- The Society for Nutrition Education and Behavior, a nonprofit group representing nutrition educators, wants to see environmental sustainability factors included in the 2020 Dietary Guidelines for Americans. In a position paper published in the Journal of Nutrition Education and Behavior, the group said the topic "should be inherent in dietary guidance" because current diets and agricultural practices contribute to environment trends.
- "Dietary choices have a significant role in contributing to environmental impacts, which could be lessened by consuming fewer overconsumed animal products and more plant-based foods while reducing excess energy intake and the amount of food wasted," the position paper states.
- Lead author Diego Rose, a professor of nutrition and food security at Tulane University, said the position paper was motivated by the severity of current environmental problems, including global climate change. "Based on the best science we have today, it is clear that current environmental problems — including global climate change, biodiversity loss, land degradation, water shortages, and water pollution — demand urgent attention, threaten long-term food security, and are in part caused by our current food choices and agricultural practices," he said in a release.
The Society for Nutrition Education and Behavior said it is advancing this view because many countries commonly discuss sustainability in dietary guidance from their governments. They said that it would also be consistent with previous guidelines, and it fits within the scope of authorizing legislation.
"Dietary choices are a personal matter, but many American consumers are motivated by a concern for the environment and would welcome sound advice from credentialed nutrition professionals. More opportunities are needed for developing such interdisciplinary knowledge among nutritionists," the position paper reads.
It also notes that in 2015, a Dietary Guidelines Advisory Committee provided a report to the Secretaries of Agriculture and Health and Human Services discussing food sustainability, among other issues. But the final version of the most recent Dietary Guidelines for Americans, released in January 2016, made no mention of the issue.
Should the group's proposal be successful, advice from the government about how to impact climate change, pollution and other environmental issues through individual diets might influence some consumers to change practices and influence producers to alter theirs. It's clear that consumers care more about sustainability factors today — and their awareness has affected their purchasing decisions when it comes to foods and beverages. More studies and research are also stressing the importance of creating more sustainability in the food system.
On the plus side, companies adopting more environmentally friendly practices could bolster demand for their food and beverage products. According to Nielsen, 66% of all consumers are willing to pay more for sustainable brands. And the numbers jump to 73% for millennials and 72% for Generation Z.
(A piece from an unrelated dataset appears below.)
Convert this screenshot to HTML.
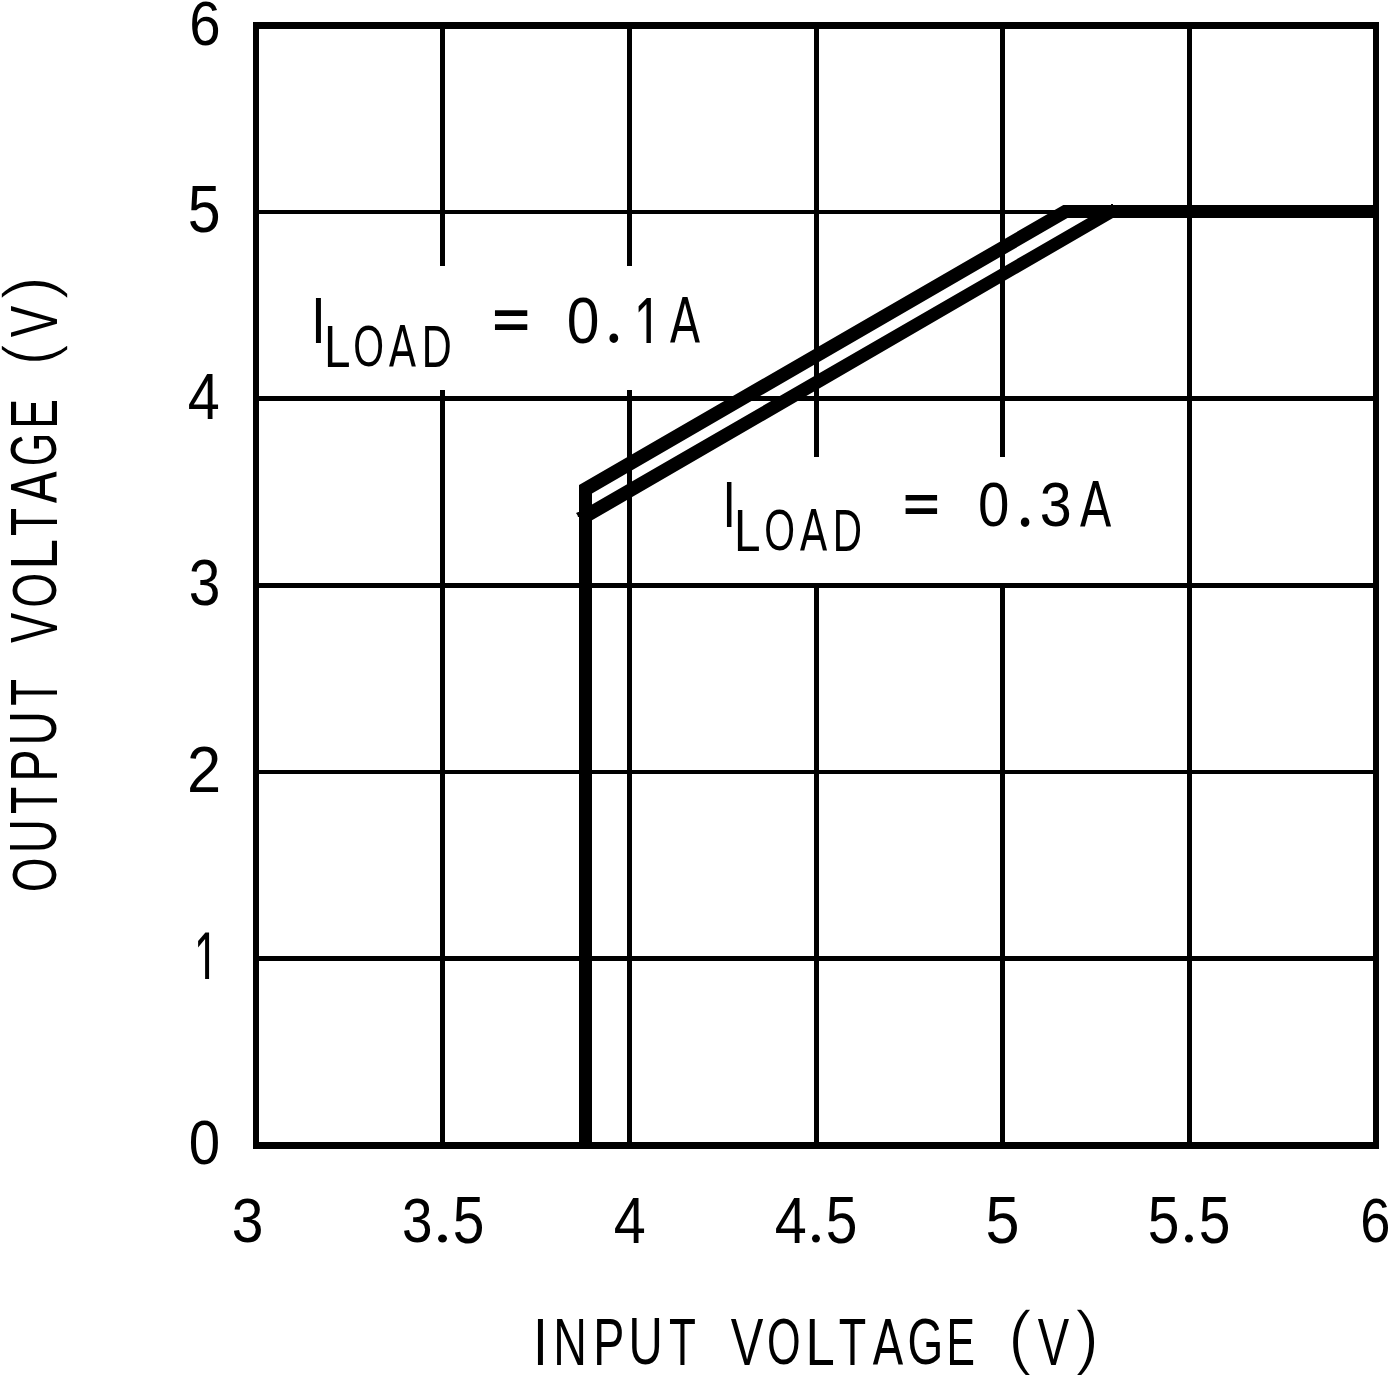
<!DOCTYPE html>
<html><head><meta charset="utf-8"><title>Output Voltage vs Input Voltage</title>
<style>html,body{margin:0;padding:0;background:#fff;overflow:hidden}svg{display:block}</style></head>
<body><svg width="1389" height="1375" viewBox="0 0 1389 1375">
<defs><clipPath id="c1"><path clip-rule="evenodd" d="M0 0H1389V1375H0Z M185 979H225V995H185Z"/></clipPath><clipPath id="c2"><path clip-rule="evenodd" d="M0 0H1389V1375H0Z M625 343H665V355H625Z"/></clipPath></defs>
<rect width="1389" height="1375" fill="#fff"/>
<g fill="#000" shape-rendering="crispEdges"><rect x="253" y="22" width="1126" height="7"/><rect x="253" y="1142" width="1126" height="7"/><rect x="253" y="22" width="6" height="1127"/><rect x="1373" y="22" width="6" height="1127"/><rect x="440" y="29" width="5" height="237"/><rect x="440" y="390" width="5" height="752"/><rect x="627" y="29" width="5" height="237"/><rect x="627" y="390" width="5" height="752"/><rect x="814" y="29" width="5" height="428"/><rect x="814" y="583" width="5" height="559"/><rect x="1000" y="29" width="5" height="428"/><rect x="1000" y="583" width="5" height="559"/><rect x="1187" y="29" width="5" height="1113"/><rect x="259" y="210" width="1114" height="4"/><rect x="259" y="396" width="1114" height="5"/><rect x="259" y="583" width="1114" height="5"/><rect x="259" y="770" width="1114" height="4"/><rect x="259" y="956" width="1114" height="5"/><rect x="1111" y="204" width="2" height="1"/></g>
<g fill="#000"><path d="M579 1145V485L1063.3 205H1376V218H1067.5L592 493.5V1145ZM579 1145V512L1110.5 205H1376V218H1113L592 520.3V1145ZM579 511.8L576 513L577.5 515.2L578 517H579Z"/></g>
<g fill="#000" font-family="'Liberation Sans', Arial, sans-serif">
<text><tspan x="189.14" y="45.38" font-size="63.56" textLength="31.34" lengthAdjust="spacingAndGlyphs">6</tspan></text>
<text><tspan x="187.64" y="232.36" font-size="65.93" textLength="32.84" lengthAdjust="spacingAndGlyphs">5</tspan></text>
<text><tspan x="187.68" y="419" font-size="65.41" textLength="32.01" lengthAdjust="spacingAndGlyphs">4</tspan></text>
<text><tspan x="188.83" y="605.37" font-size="64.97" textLength="31.67" lengthAdjust="spacingAndGlyphs">3</tspan></text>
<text><tspan x="186.91" y="792" font-size="64.45" textLength="34.18" lengthAdjust="spacingAndGlyphs">2</tspan></text>
<text clip-path="url(#c1)"><tspan x="193.66" y="985.28" font-size="75.98" textLength="25.11" lengthAdjust="spacingAndGlyphs">1</tspan></text>
<text><tspan x="188.79" y="1164.38" font-size="63.56" textLength="31.41" lengthAdjust="spacingAndGlyphs">0</tspan></text>
<text><tspan x="231.83" y="1242.38" font-size="63.56" textLength="31.67" lengthAdjust="spacingAndGlyphs">3</tspan></text>
<text><tspan x="401.91" y="1242.38" font-size="63.56" textLength="30.5" lengthAdjust="spacingAndGlyphs">3</tspan><tspan x="432.98" y="1242.04" font-size="67.7" font-family="'Liberation Serif', serif" textLength="19.04" lengthAdjust="spacingAndGlyphs">.</tspan><tspan x="452.72" y="1243.36" font-size="65.93" textLength="31.67" lengthAdjust="spacingAndGlyphs">5</tspan></text>
<text><tspan x="613.68" y="1243" font-size="65.41" textLength="32.01" lengthAdjust="spacingAndGlyphs">4</tspan></text>
<text><tspan x="774.68" y="1243" font-size="65.41" textLength="32.01" lengthAdjust="spacingAndGlyphs">4</tspan><tspan x="807.54" y="1242.04" font-size="67.7" font-family="'Liberation Serif', serif" textLength="16.93" lengthAdjust="spacingAndGlyphs">.</tspan><tspan x="825.72" y="1243.36" font-size="65.93" textLength="31.67" lengthAdjust="spacingAndGlyphs">5</tspan></text>
<text><tspan x="985.55" y="1243.36" font-size="65.93" textLength="34.02" lengthAdjust="spacingAndGlyphs">5</tspan></text>
<text><tspan x="1147.72" y="1243.36" font-size="65.93" textLength="31.67" lengthAdjust="spacingAndGlyphs">5</tspan><tspan x="1180.54" y="1242.04" font-size="67.7" font-family="'Liberation Serif', serif" textLength="16.93" lengthAdjust="spacingAndGlyphs">.</tspan><tspan x="1198.72" y="1243.36" font-size="65.93" textLength="31.67" lengthAdjust="spacingAndGlyphs">5</tspan></text>
<text><tspan x="1360.25" y="1242.38" font-size="63.56" textLength="30.13" lengthAdjust="spacingAndGlyphs">6</tspan></text>
<text clip-path="url(#c2)"><tspan x="311.05" y="343" font-size="65.41" textLength="14.9" lengthAdjust="spacingAndGlyphs">I</tspan><tspan x="324.09" y="367" font-size="59.59" textLength="26.49" lengthAdjust="spacingAndGlyphs">L</tspan><tspan x="353.13" y="366.43" font-size="57.91" textLength="30.77" lengthAdjust="spacingAndGlyphs">O</tspan><tspan x="388.69" y="367" font-size="56.24" font-family="'DejaVu Sans', sans-serif" textLength="27.45" lengthAdjust="spacingAndGlyphs">A</tspan><tspan x="421.79" y="367" font-size="59.59" textLength="29.99" lengthAdjust="spacingAndGlyphs">D</tspan> <tspan x="489.43" y="341.91" font-size="68.74" font-family="'DejaVu Sans', sans-serif" textLength="43.23" lengthAdjust="spacingAndGlyphs">=</tspan> <tspan x="566.8" y="342.68" font-size="63.98" textLength="32.69" lengthAdjust="spacingAndGlyphs">0</tspan><tspan x="604.59" y="342.17" font-size="79.55" font-family="'Liberation Serif', serif" textLength="18.62" lengthAdjust="spacingAndGlyphs">.</tspan><tspan x="633.74" y="349.15" font-size="74.35" textLength="28.08" lengthAdjust="spacingAndGlyphs">1</tspan><tspan x="669.75" y="343" font-size="61.73" font-family="'DejaVu Sans', sans-serif" textLength="30.52" lengthAdjust="spacingAndGlyphs">A</tspan></text>
<text><tspan x="722.55" y="527" font-size="65.41" textLength="13.41" lengthAdjust="spacingAndGlyphs">I</tspan><tspan x="734.09" y="551" font-size="59.59" textLength="26.49" lengthAdjust="spacingAndGlyphs">L</tspan><tspan x="764.13" y="550.43" font-size="57.91" textLength="30.77" lengthAdjust="spacingAndGlyphs">O</tspan><tspan x="799.68" y="551" font-size="56.24" font-family="'DejaVu Sans', sans-serif" textLength="27.65" lengthAdjust="spacingAndGlyphs">A</tspan><tspan x="832.68" y="551" font-size="59.59" textLength="29.26" lengthAdjust="spacingAndGlyphs">D</tspan> <tspan x="900.37" y="525.95" font-size="68.38" font-family="'DejaVu Sans', sans-serif" textLength="42.16" lengthAdjust="spacingAndGlyphs">=</tspan> <tspan x="977.99" y="526.08" font-size="63.13" textLength="31.41" lengthAdjust="spacingAndGlyphs">0</tspan><tspan x="1016" y="525.56" font-size="80.4" font-family="'Liberation Serif', serif" textLength="18.2" lengthAdjust="spacingAndGlyphs">.</tspan><tspan x="1039.82" y="526.38" font-size="63.56" textLength="31.91" lengthAdjust="spacingAndGlyphs">3</tspan><tspan x="1079.74" y="527" font-size="61.73" font-family="'DejaVu Sans', sans-serif" textLength="31.75" lengthAdjust="spacingAndGlyphs">A</tspan></text>
<text><tspan x="533.05" y="1365" font-size="66.86" textLength="14.9" lengthAdjust="spacingAndGlyphs">I</tspan><tspan x="553.18" y="1365" font-size="66.86" textLength="33.61" lengthAdjust="spacingAndGlyphs">N</tspan><tspan x="593.18" y="1365" font-size="66.86" textLength="31.08" lengthAdjust="spacingAndGlyphs">P</tspan><tspan x="628.55" y="1364.36" font-size="65.93" textLength="34.21" lengthAdjust="spacingAndGlyphs">U</tspan><tspan x="669.11" y="1365" font-size="66.86" textLength="26.9" lengthAdjust="spacingAndGlyphs">T</tspan> <tspan x="730.79" y="1365" font-size="66.86" textLength="32.63" lengthAdjust="spacingAndGlyphs">V</tspan><tspan x="766.95" y="1364.37" font-size="64.97" textLength="33.61" lengthAdjust="spacingAndGlyphs">O</tspan><tspan x="805.58" y="1365" font-size="66.86" textLength="29.26" lengthAdjust="spacingAndGlyphs">L</tspan><tspan x="838.79" y="1365" font-size="66.86" textLength="27.44" lengthAdjust="spacingAndGlyphs">T</tspan><tspan x="872.55" y="1365" font-size="63.1" font-family="'DejaVu Sans', sans-serif" textLength="30.93" lengthAdjust="spacingAndGlyphs">A</tspan><tspan x="907.59" y="1364.37" font-size="64.97" textLength="35.74" lengthAdjust="spacingAndGlyphs">G</tspan><tspan x="946.5" y="1365" font-size="66.86" textLength="28.43" lengthAdjust="spacingAndGlyphs">E</tspan> <tspan x="1007.74" y="1360.78" font-size="72.56" stroke="#fff" stroke-width="1.6" textLength="24.49" lengthAdjust="spacingAndGlyphs">(</tspan><tspan x="1037.79" y="1365" font-size="66.86" textLength="31.41" lengthAdjust="spacingAndGlyphs">V</tspan><tspan x="1074.76" y="1360.78" font-size="72.56" stroke="#fff" stroke-width="1.6" textLength="24.74" lengthAdjust="spacingAndGlyphs">)</tspan></text>
<text transform="rotate(-90)"><tspan x="-892.1" y="56.38" font-size="63.56" textLength="34.41" lengthAdjust="spacingAndGlyphs">O</tspan><tspan x="-853.35" y="56.36" font-size="65.93" textLength="34.21" lengthAdjust="spacingAndGlyphs">U</tspan><tspan x="-813.9" y="57" font-size="66.86" textLength="27.22" lengthAdjust="spacingAndGlyphs">T</tspan><tspan x="-781.78" y="57" font-size="66.86" textLength="32.33" lengthAdjust="spacingAndGlyphs">P</tspan><tspan x="-745.57" y="56.36" font-size="65.93" textLength="34.34" lengthAdjust="spacingAndGlyphs">U</tspan><tspan x="-705.68" y="57" font-size="66.86" textLength="26.68" lengthAdjust="spacingAndGlyphs">T</tspan> <tspan x="-643" y="57" font-size="66.86" textLength="30.2" lengthAdjust="spacingAndGlyphs">V</tspan><tspan x="-607.72" y="56.38" font-size="63.56" textLength="34.87" lengthAdjust="spacingAndGlyphs">O</tspan><tspan x="-569.86" y="57" font-size="66.86" textLength="30.9" lengthAdjust="spacingAndGlyphs">L</tspan><tspan x="-536.03" y="57" font-size="66.86" textLength="28.09" lengthAdjust="spacingAndGlyphs">T</tspan><tspan x="-503.37" y="57" font-size="63.1" font-family="'DejaVu Sans', sans-serif" textLength="32.06" lengthAdjust="spacingAndGlyphs">A</tspan><tspan x="-466.16" y="56.37" font-size="64.97" textLength="33.36" lengthAdjust="spacingAndGlyphs">G</tspan><tspan x="-428.66" y="57" font-size="66.86" textLength="29.78" lengthAdjust="spacingAndGlyphs">E</tspan> <tspan x="-365.55" y="52.69" font-size="72.99" stroke="#fff" stroke-width="1.6" textLength="21.73" lengthAdjust="spacingAndGlyphs">(</tspan><tspan x="-337.21" y="57" font-size="66.86" textLength="31.41" lengthAdjust="spacingAndGlyphs">V</tspan><tspan x="-300.03" y="52.69" font-size="72.99" stroke="#fff" stroke-width="1.6" textLength="24.37" lengthAdjust="spacingAndGlyphs">)</tspan></text>
</g>
</svg></body></html>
Food waste is also becoming a more important issue for many consumers interested in recycling, reusing and upcycling food and packaging. Consumers are increasingly looking for companies to take the initiative on environmental issues. More consumers have sought out products that are eco-friendly, bringing progress on this front.
However, meat producers aren't likely to support the federal government providing guidance about adding more plant-based foods and restricting meat intake in order to be healthier and aid the environment.
Going forward, the most influential factor may be political as producing the 2020 Dietary Guidelines for Americans gets underway. That process, which typically occurs every five years, is getting a late start, according to an analysis from Sean McBride, founder of DSM Strategic Communications & Consulting. He predicted it could drag into the next administration if Congress weighs in with oversight powers and appropriations riders.
"If the process is not completed during this Administration, and a new president is elected, will she or he intervene with their own philosophical/political views?" McBride asked in an email to Food Dive.
Consumer and environmental groups may sense an opening on the issue since the Democrats now control the U.S. House of Representatives, and McBride indicated they could sway the situation to make sure sustainability factors are included this time around.